Despite those job postings’ appearance on the Apple Website a full 24 hours before reports of iPhone 4 reception issues, numerous tech blogs and online pundits have been trying to draw a connection between Apple’s need for antenna engineers and those reports. Why hire those workers, they ask, if not to address what threatens to turn into a public-relations fiasco for Apple?
But Apple has started insisting that the problem is software-related, not hardware.
“Upon investigation, we were stunned to find that the formula we use to calculate how many bars of signal strength to display is totally wrong,” Apple wrote in a July 2 statement posted on its corporate Website. “Our formula, in many instances, mistakenly displays 2 more bars than it should for a given signal strength.” In the company’s offered example, that means an iPhone is liable to display four bars’ worth of signal strength when it should be displaying as few as two bars.
Apple’s statement then focused on the recent iPhone 4 issues: “Users observing a drop of several bars when they grip their iPhone in a certain way are most likely in an area with weak signal strength, but they don’t know it because we are erroneously displaying 4 or 5 bars.” The bar-drop, then, is “because their high bars were never real in the first place.”
Apple plans on issuing a software update within “a few weeks” that will correct the supposedly erroneous formula. “The real signal strength remains the same, but the iPhone’s bars will report it far more accurately, providing users a much better indication of the reception they will get in a given area.” The update will also be somewhat cosmetic, with taller bars.
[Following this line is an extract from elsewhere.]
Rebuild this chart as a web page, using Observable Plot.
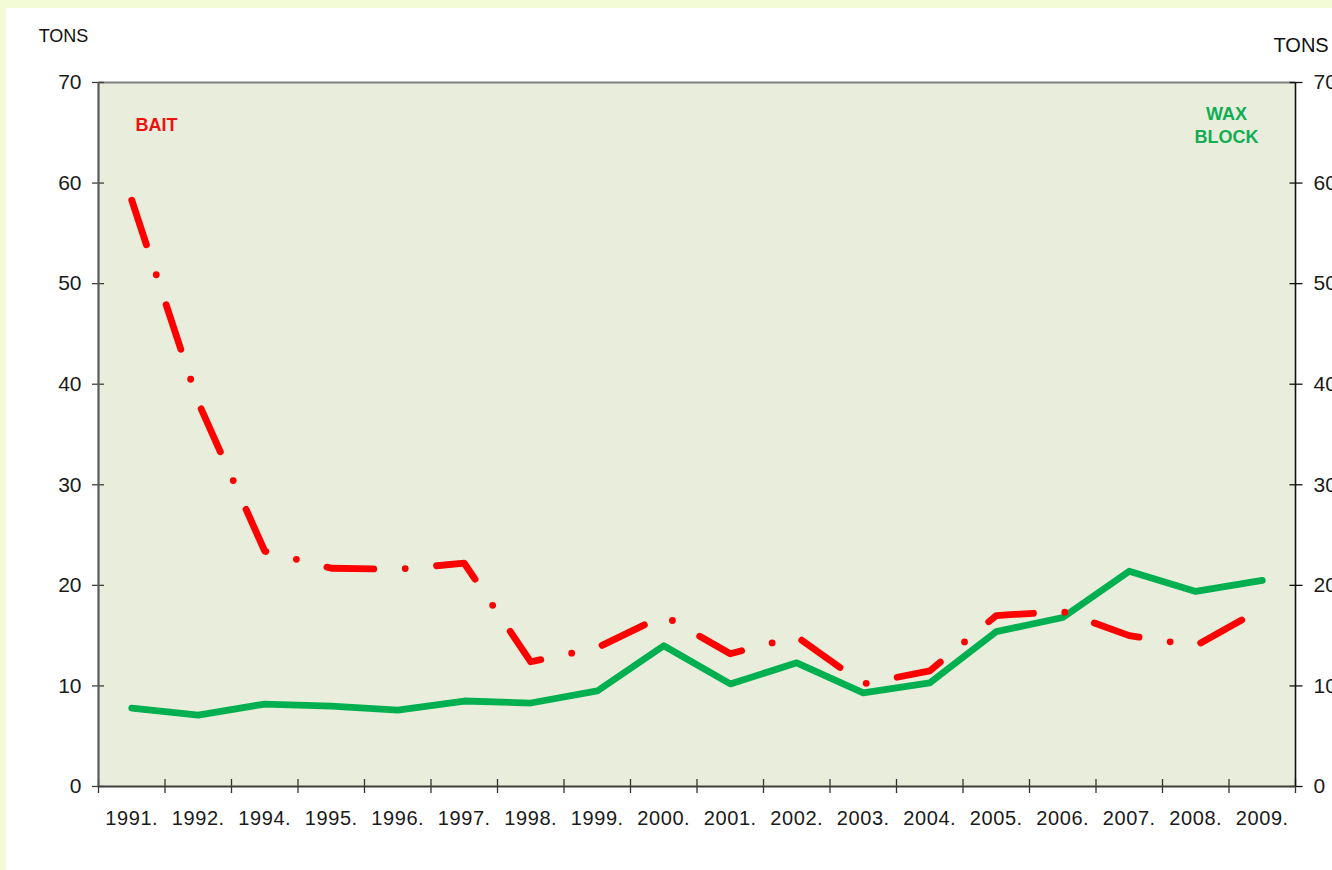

The iPhone 4 enjoyed sales of 1.7 million units during its first three days of release, but subsequent issues have threatened to tarnish that success. In addition to the reports of bad reception, massive customer demand led to a meltdown of Apple’s and AT&T’s ordering systems on the iPhone 4’s first day of presales, and preorder shipment dates have been pushed back to July 14.
“While the channel supply issue might not impact total iPhone sales for the entire year, what is happening now certainly has done some damage to the Apple brand,” Tina Tend, an analyst with iSuppli, wrote in a June 29 research note. “Consumers, questioning Apple’s supply chain management capability, have started looking for alternate devices. In particular, customers not satisfied with Apple’s response to the antenna issue causing poor reception and dropped calls.”
Nonetheless, iSuppli predicts that iPhone 4 shipments in 2010 of 21.7 million units, or 51 percent of total iPhone shipments for the year. Apple’s own top-line forecast predicts overall iPhone shipments of 42.6 million units in 2010, followed by 53.5 million units in 2011, and 77.5 million units by 2014. Perhaps those engineers have been hired to tweak subsequent versions of the iPhone, and spare those future customers any reception problems.